我正在尝试使用zeppelin绘制实时图表。为此我按照这个例子开发了spark-highcharts(spark 2.1.0,zeppelin 0.7)的结构化流数据框架:https://github.com/knockdata/spark-highcharts/blob/master/docs/StructureStreaming.md 但是当我运行流段落(定义图表) (图表段落)仍为“PENDING”,
我的(定义图表)段落代码是:
import com.knockdata.spark.highcharts._
import com.knockdata.spark.highcharts.model._
import org.apache.spark.sql.SparkSession
val spark = SparkSession
.builder()
.appName("Spark structured streaming Kafka example")
.master("yarn")
.getOrCreate()
val inputstream = spark.readStream
.format("kafka")
.option("kafka.bootstrap.servers", "n11.hdp.com:6667,n12.hdp.com:6667,n13.hdp.com:6667 ,n10.hdp.com:6667, n9.hdp.com:6667")

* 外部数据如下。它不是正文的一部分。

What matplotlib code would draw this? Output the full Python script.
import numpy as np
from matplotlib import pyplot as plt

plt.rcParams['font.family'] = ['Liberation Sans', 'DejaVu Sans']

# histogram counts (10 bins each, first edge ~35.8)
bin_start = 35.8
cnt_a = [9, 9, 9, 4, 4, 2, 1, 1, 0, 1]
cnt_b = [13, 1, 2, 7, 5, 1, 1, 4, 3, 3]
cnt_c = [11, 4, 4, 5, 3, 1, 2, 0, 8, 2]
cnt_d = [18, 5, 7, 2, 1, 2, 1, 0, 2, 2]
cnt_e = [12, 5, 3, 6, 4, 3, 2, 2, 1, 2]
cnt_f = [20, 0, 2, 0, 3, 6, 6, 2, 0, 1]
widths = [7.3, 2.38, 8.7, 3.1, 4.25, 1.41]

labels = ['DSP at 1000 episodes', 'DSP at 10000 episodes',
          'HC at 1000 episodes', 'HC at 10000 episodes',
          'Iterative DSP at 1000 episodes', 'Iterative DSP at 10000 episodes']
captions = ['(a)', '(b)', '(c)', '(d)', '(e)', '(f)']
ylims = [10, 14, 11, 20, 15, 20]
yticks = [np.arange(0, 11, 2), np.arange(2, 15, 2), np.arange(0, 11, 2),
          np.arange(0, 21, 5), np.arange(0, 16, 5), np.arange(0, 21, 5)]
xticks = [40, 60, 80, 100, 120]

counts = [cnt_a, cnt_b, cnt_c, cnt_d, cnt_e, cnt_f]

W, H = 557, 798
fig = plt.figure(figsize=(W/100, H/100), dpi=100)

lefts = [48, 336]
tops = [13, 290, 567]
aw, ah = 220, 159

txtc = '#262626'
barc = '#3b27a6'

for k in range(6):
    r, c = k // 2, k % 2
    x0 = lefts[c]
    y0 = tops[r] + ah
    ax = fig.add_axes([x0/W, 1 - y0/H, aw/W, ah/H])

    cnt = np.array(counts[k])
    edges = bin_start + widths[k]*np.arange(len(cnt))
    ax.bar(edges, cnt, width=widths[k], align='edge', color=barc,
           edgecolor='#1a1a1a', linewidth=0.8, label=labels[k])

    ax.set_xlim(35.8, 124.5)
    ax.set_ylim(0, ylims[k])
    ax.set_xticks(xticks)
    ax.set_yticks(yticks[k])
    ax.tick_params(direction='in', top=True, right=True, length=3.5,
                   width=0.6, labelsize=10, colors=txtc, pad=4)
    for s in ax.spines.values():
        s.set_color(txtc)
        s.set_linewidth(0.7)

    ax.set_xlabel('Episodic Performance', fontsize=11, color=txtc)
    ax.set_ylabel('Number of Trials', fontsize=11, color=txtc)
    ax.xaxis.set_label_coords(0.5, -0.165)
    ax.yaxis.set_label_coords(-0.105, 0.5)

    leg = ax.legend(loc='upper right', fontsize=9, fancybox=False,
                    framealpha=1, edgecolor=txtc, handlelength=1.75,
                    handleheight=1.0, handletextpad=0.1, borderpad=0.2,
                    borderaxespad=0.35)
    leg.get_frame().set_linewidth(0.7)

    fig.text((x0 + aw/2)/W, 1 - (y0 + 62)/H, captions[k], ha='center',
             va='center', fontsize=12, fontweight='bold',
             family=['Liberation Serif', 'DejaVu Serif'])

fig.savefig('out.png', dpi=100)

.option("subscribe", "st")
.load()
spark.conf.set("spark.sql.streaming.checkpointLocation", "checkpoint")
val ValueString = inputstream.selectExpr("CAST( value AS STRING)").as[(String)]
.select(
expr("(split(value, ','))[1]").cast("string").as("GSM"),
expr("(split(value, ','))[7]").cast("double").as("Duration"),
expr("(split(value, ','))[10]").cast("double").as("DataUpLink1"),
expr("(split(value, ','))[11]").cast("double").as("DataDownLink1")
)
.filter("GSM is not null and DataUpLink1 is not null and DataDownLink1 is not null and Duration is not null")

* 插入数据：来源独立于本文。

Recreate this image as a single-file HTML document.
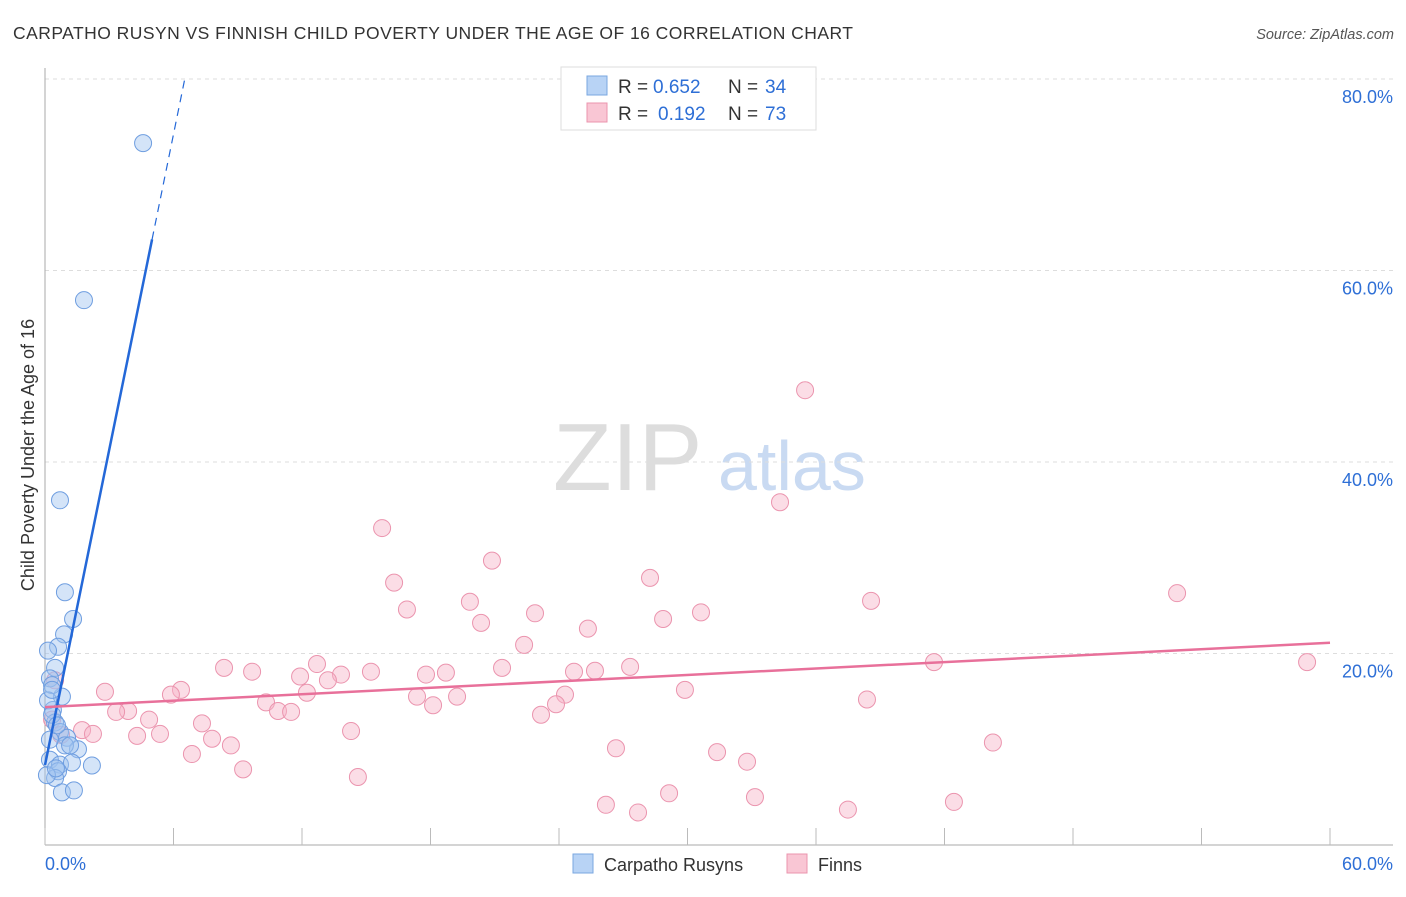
<!DOCTYPE html>
<html><head><meta charset="utf-8"><style>
body{margin:0;background:#fff;font-family:"Liberation Sans",sans-serif}
svg text{font-family:"Liberation Sans",sans-serif}
</style></head><body>
<svg id="c" width="1406" height="892">
<text x="13" y="39" font-size="17.5" fill="#333" textLength="840" lengthAdjust="spacing">CARPATHO RUSYN VS FINNISH CHILD POVERTY UNDER THE AGE OF 16 CORRELATION CHART</text>
<text x="1394" y="39" font-size="14.5" fill="#555" text-anchor="end" font-style="italic">Source: ZipAtlas.com</text>
<text x="34" y="455" font-size="18" fill="#333" text-anchor="middle" transform="rotate(-90 34 455)">Child Poverty Under the Age of 16</text>
<g><text x="553" y="490" font-size="96" fill="#ddd" font-family="Liberation Serif,serif">ZIP</text><text x="718" y="490" font-size="70" fill="#c9daf2">atlas</text></g>
<g id="grid"></g><g id="axes"></g><g id="pts"></g><g id="lines"></g>
<g>
<rect x="561" y="67" width="255" height="63" fill="#fff" stroke="#ddd"/>
<rect x="587" y="76" width="20" height="19" fill="#b8d3f5" stroke="#7aa7e0"/>
<rect x="587" y="103" width="20" height="19" fill="#f9c6d4" stroke="#eb94ae"/>
<text x="618" y="93" font-size="19" fill="#333">R =</text>
<text x="653" y="93" font-size="19" fill="#2e6fd6">0.652</text>
<text x="728" y="93" font-size="19" fill="#333">N =</text>
<text x="765" y="93" font-size="19" fill="#2e6fd6">34</text>
<text x="618" y="120" font-size="19" fill="#333">R =</text>
<text x="658" y="120" font-size="19" fill="#2e6fd6">0.192</text>
<text x="728" y="120" font-size="19" fill="#333">N =</text>
<text x="765" y="120" font-size="19" fill="#2e6fd6">73</text>
</g>
<g>
<rect x="573" y="854" width="20" height="19" fill="#b8d3f5" stroke="#7aa7e0"/>
<text x="604" y="871" font-size="18" fill="#333">Carpatho Rusyns</text>
<rect x="787" y="854" width="20" height="19" fill="#f9c6d4" stroke="#eb94ae"/>
<text x="818" y="871" font-size="18" fill="#333">Finns</text>
</g>
</svg>
<script>
const blueX=[4.58,1.82,0.70,0.93,1.31,0.89,0.61,0.14,0.47,0.23,0.79,0.33,0.37,0.47,0.70,1.03,1.54,0.93,0.23,0.70,2.19,1.26,0.61,0.47,0.79,1.35,0.23,0.14,0.33,0.09,0.51,1.17,0.56,0.33];
const blueY=[73.3,56.9,36.0,26.4,23.6,22.0,20.7,20.3,18.5,17.4,15.5,16.7,14.1,12.8,11.8,11.2,10.0,10.4,8.9,8.4,8.3,8.6,7.7,7.0,5.5,5.7,11.0,15.1,13.6,7.3,8.0,10.4,12.5,16.2];
const pinkX=[35.49,34.32,15.74,20.87,28.25,16.30,52.86,38.57,19.84,16.90,22.88,30.63,28.86,20.36,25.35,22.37,41.51,58.93,27.32,21.34,8.36,9.67,24.70,25.68,15.22,17.79,18.72,12.70,13.82,11.91,13.21,6.35,2.80,29.88,12.23,5.88,24.28,17.37,19.24,38.38,23.86,10.32,18.12,3.88,3.32,10.88,11.49,23.16,4.86,7.33,0.33,1.73,14.29,2.24,0.75,4.30,5.37,7.80,8.68,44.26,26.66,31.38,6.86,32.78,9.25,14.61,29.14,33.15,42.44,26.19,27.69,37.49,0.47];
const pinkY=[47.5,35.8,33.1,29.7,27.9,27.4,26.3,25.5,25.4,24.6,24.2,24.3,23.6,23.2,22.6,20.9,19.1,19.1,18.6,18.5,18.5,18.1,18.1,18.2,18.1,17.8,18.0,18.9,17.8,17.6,17.2,16.2,16.0,16.2,15.9,15.7,15.7,15.5,15.5,15.2,14.7,14.9,14.6,14.0,13.9,14.0,13.9,13.6,13.1,12.7,13.1,12.0,11.9,11.6,11.5,11.4,11.6,11.1,10.4,10.7,10.1,9.7,9.5,8.7,7.9,7.1,5.4,5.0,4.5,4.2,3.4,3.7,17.2];
const yTicks=[20,40,60,80];
const xTickLabels=["0.0%","60.0%"];
const blueTrend=[8.35,10.98];const pinkTrend=[14.4,0.112];
const X=v=>45+v/60*1285, Y=v=>845-v/80*766;
const NS="http://www.w3.org/2000/svg";
function mk(p,t,a){const e=document.createElementNS(NS,t);for(const k in a)e.setAttribute(k,a[k]);document.getElementById(p).appendChild(e);return e;}
yTicks.forEach(t=>{const l=mk('grid','line',{x1:45,x2:1393,y1:Y(t),y2:Y(t),stroke:'#ddd','stroke-dasharray':'4,4'});


const tx=mk('grid','text',{x:1393,y:Y(t)+24,'font-size':18,fill:'#2e6fd6','text-anchor':'end'});tx.textContent=t.toFixed(1)+'%';

});
mk('axes','line',{x1:45,x2:45,y1:68,y2:845,stroke:'#aaa'});
mk('axes','line',{x1:45,x2:1393,y1:845,y2:845,stroke:'#aaa'});
for(let i=0;i<=10;i++){const t=mk('axes','line',{x1:X(i*6),x2:X(i*6),y1:828,y2:845,stroke:'#bbb'});

}
const l0=mk('axes','text',{x:45,y:870,'font-size':18,fill:'#2e6fd6'});l0.textContent=xTickLabels[0];


const l1=mk('axes','text',{x:1393,y:870,'font-size':18,fill:'#2e6fd6','text-anchor':'end'});l1.textContent=xTickLabels[1];


pinkX.forEach((x,i)=>{const c=mk('pts','circle',{cx:X(x),cy:Y(pinkY[i]),r:8.5,fill:'rgba(247,180,200,0.45)',stroke:'#eb94ae','stroke-width':1});

});
blueX.forEach((x,i)=>{const c=mk('pts','circle',{cx:X(x),cy:Y(blueY[i]),r:8.5,fill:'rgba(160,195,240,0.45)',stroke:'#6f9ee0','stroke-width':1});

});
const bf=x=>blueTrend[0]+blueTrend[1]*x, pf=x=>pinkTrend[0]+pinkTrend[1]*x;
const b1=mk('lines','line',{x1:X(0),y1:Y(bf(0)),x2:X(5),y2:Y(bf(5)),stroke:'#2468d8','stroke-width':2.5});


const xe=(80-blueTrend[0])/blueTrend[1];
const b2=mk('lines','line',{x1:X(5),y1:Y(bf(5)),x2:X(xe),y2:Y(80),stroke:'#2468d8','stroke-width':1.2,'stroke-dasharray':'8,6'});


const p1=mk('lines','line',{x1:X(0),y1:Y(pf(0)),x2:X(60),y2:Y(pf(60)),stroke:'#e8709a','stroke-width':2.5});


</script>
</body></html>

.groupBy("GSM").agg(sum("DataUpLink1") as "upload",sum("DataDownLink1") as "download", sum("Duration") as "duration")
val query = highcharts(
ValueString.seriesCol("GSM")
.series("y" -> "download","x" -> "duration")
.orderBy(col("GSM")), z, "complete")
query.processAllAvailable()
query.awaitTermination()
我的(图表段落)代码是:
println("%angular")
StreamingChart(z)